İslâm'ın beş temel şartından dördü doğrudan toplum hayatına dair. Bu konuda hiçbir din İslâmiyet'ten farklı değil. Hıristiyanlığın "yedi günah"ı da böyle, Tevrat'ın "on emir"i de. Alevî inancının özünü oluşturan "eline, beline ve diline hakim olmak" düsturunu, bireyin kendi iç dünyası ile sınırlayabilir misiniz?
 
Bireyin inancına saygı gösterdiğiniz zaman, dinle ölçülü, mesafeli ve soğuk bir ilişki kurmuş olursunuz.
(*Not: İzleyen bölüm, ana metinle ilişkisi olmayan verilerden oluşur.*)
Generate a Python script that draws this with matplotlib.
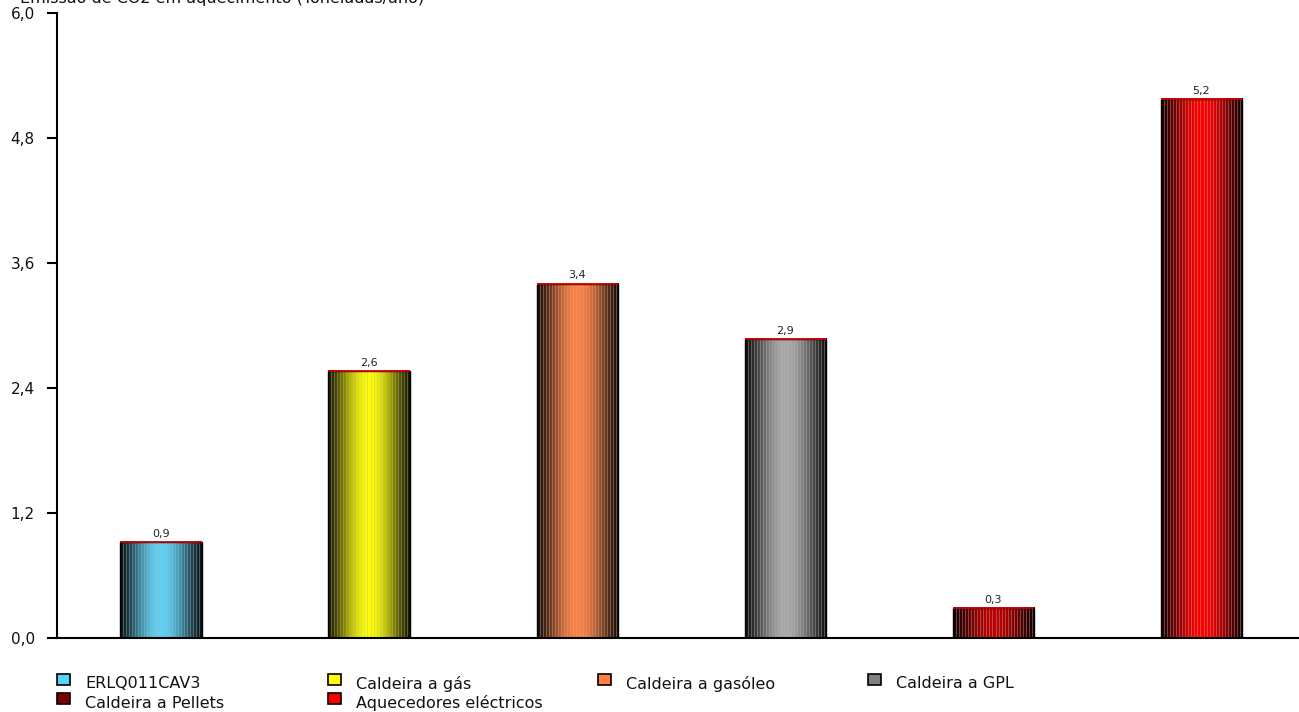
import numpy as np
import matplotlib
matplotlib.use("Agg")
import matplotlib.pyplot as plt
from matplotlib.patches import Rectangle
from matplotlib.colors import to_rgb
from matplotlib.ticker import FixedLocator, FuncFormatter

categories = ["ERLQ011CAV3", "Caldeira a gás", "Caldeira a gasóleo", "Caldeira a GPL",
              "Caldeira a Pellets", "Aquecedores eléctricos"]
values = [0.92, 2.56, 3.40, 2.87, 0.28, 5.17]
value_labels = ["0,9", "2,6", "3,4", "2,9", "0,3", "5,2"]
colors = ["#5BD2F7", "#FFFF00", "#FF8040", "#808080", "#800000", "#FF0000"]
center_colors = ["#5BD2F7", "#FFFF00", "#FF8040", "#A8A8A8", "#C00000", "#FF0000"]
yticks = [0.0, 1.2, 2.4, 3.6, 4.8, 6.0]
title = "Emissão de CO2 em aquecimento (Toneladas/ano)"

W, H = 1299, 712
fig = plt.figure(figsize=(W / 100, H / 100), dpi=100)
ax = fig.add_axes([57 / W, 1 - 637.5 / H, 1 - 57 / W, (637.5 - 13) / H])

bw = 0.39
ncols = 81
u = (np.arange(ncols) + 0.5) / ncols
shade = 0.10 + 0.90 * np.sin(np.pi * u) ** 1.4
for i, (v, c) in enumerate(zip(values, center_colors)):
    base = np.array(to_rgb(c))
    img = shade[:, None] * base[None, :]
    stripe = (np.arange(ncols) % 3 == 0)
    img[stripe] = img[stripe] * 0.6 + 0.4 * np.array([0.7, 0.7, 0.7])
    img = np.clip(img, 0, 1)[None, :, :]
    ax.imshow(img, extent=[i - bw / 2, i + bw / 2, 0, v], aspect="auto",
              interpolation="nearest", zorder=2)
    ax.add_patch(Rectangle((i - bw / 2, 0), bw, v, fill=False, edgecolor="black",
                           linewidth=1.0, zorder=3))
    ax.plot([i - bw / 2, i + bw / 2], [v, v], color="#E00000", linewidth=1.2,
            solid_capstyle="butt", zorder=4)
    ax.text(i, v + 0.03, value_labels[i], ha="center", va="bottom", fontsize=8,
            color="#222222", zorder=5)

ax.set_xlim(-0.5, 5.47)
ax.set_ylim(0, 6.0)
ax.yaxis.set_major_locator(FixedLocator(yticks))
ax.yaxis.set_major_formatter(FuncFormatter(lambda y, p: f"{y:.1f}".replace(".", ",")))
ax.set_xticks([])
for s in ["top", "right"]:
    ax.spines[s].set_visible(False)
ax.spines["left"].set_linewidth(1.5)
ax.spines["bottom"].set_linewidth(1.5)
ax.tick_params(axis="y", length=7, width=1.5, pad=9, labelsize=11, labelcolor="#111111")

fig.text(20 / W, 1 - 3 / H, title, ha="left", va="baseline", fontsize=11.5, color="#111111")

# legend (row-major, fixed column spacing)
col_x = [57, 328, 598, 868]
rows_y = [684, 703]
for k, (lab, c) in enumerate(zip(categories, colors)):
    r, cc = divmod(k, 4)
    x0 = col_x[cc]
    yc = rows_y[r]
    fig.patches.append(Rectangle((x0 / W, 1 - (yc + 1) / H), 13 / W, 11 / H,
                                 transform=fig.transFigure, facecolor=c,
                                 edgecolor="black", linewidth=1.2))
    fig.text((x0 + 28) / W, 1 - yc / H, lab, ha="left", va="center", fontsize=11.5,
             color="#111111")

fig.savefig("out.png", dpi=100)
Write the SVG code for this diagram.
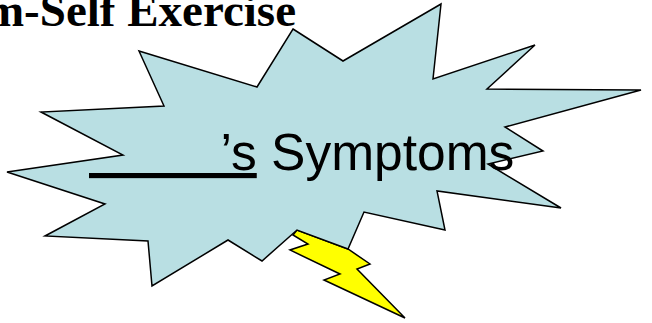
<svg xmlns="http://www.w3.org/2000/svg" width="652" height="323" viewBox="0 0 652 323">
<style>
.o{stroke:#000;stroke-width:1.5;stroke-linejoin:miter}
.t{font-family:"Liberation Serif",serif;font-weight:bold;font-size:47px;fill:#000}
.l{font-family:"Liberation Sans",Arial,sans-serif;font-size:51.5px;fill:#000}
</style>
<rect width="652" height="323" fill="#fff"/>
<g id="title"><text class="t" x="296" y="25.5" text-anchor="end">m-Self Exercise</text></g>
<g id="bolt"><polygon class="o" fill="#ffff00" points="297,230 348,249 370,264 357,269 405,318 324,280 340,274 290,250 308,244 293,235"/></g>
<g id="burst"><polygon class="o" fill="#b9dfe3" points="293,29 343,61 441,4 433,79 535,45 487,89 641,90 505,127 543,151 488,164 561,208 437,191 445,230 364,212 348,249 297,230 262,261 228,240 152,286 148,241 45,236 105,204 7,172 123,155 41,112 164,106 139,51 257,87"/></g>
<g id="label"><text class="l" x="89" y="170" xml:space="preserve"><tspan text-decoration="underline" word-spacing="0.3">         ’s</tspan> Symptoms</text></g>
</svg>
Ama bu saygı bile, eninde sonunda toplum içinde yaşayan dinamik haline itiraz ettiğiniz zaman sorunlu bir ilişkiye dönüşür. Başörtüsü sorunu, bir inancın toplumsal tezahürüne dair bir sorun değil mi? Peki ya, inanç sahiplerinin kendi önceliklerine göre örgütlenmeleri, inisiyatifler geliştirmeleri, toplumsal alana müdahaleleri ne olacak? Soru muhayyel. Çünkü su akıp kendi mecraını zaten buluyor. CHP bugüne kadar akan suyun önünde setler oluşturmak dışında bir çaba göstermedi. Setler suyun tazyikine dayanamayıp yıkıldı. CHP şimdi bu akışa uyum sağlamaya çalışıyor.
 
Doğru, yerinde ve desteklenmesi gereken bir çaba. Birey için zaten sorun yok. CHP için çözüm, toplumdaki dinî tezahürlerle tanışmak ve sonra da barışmak.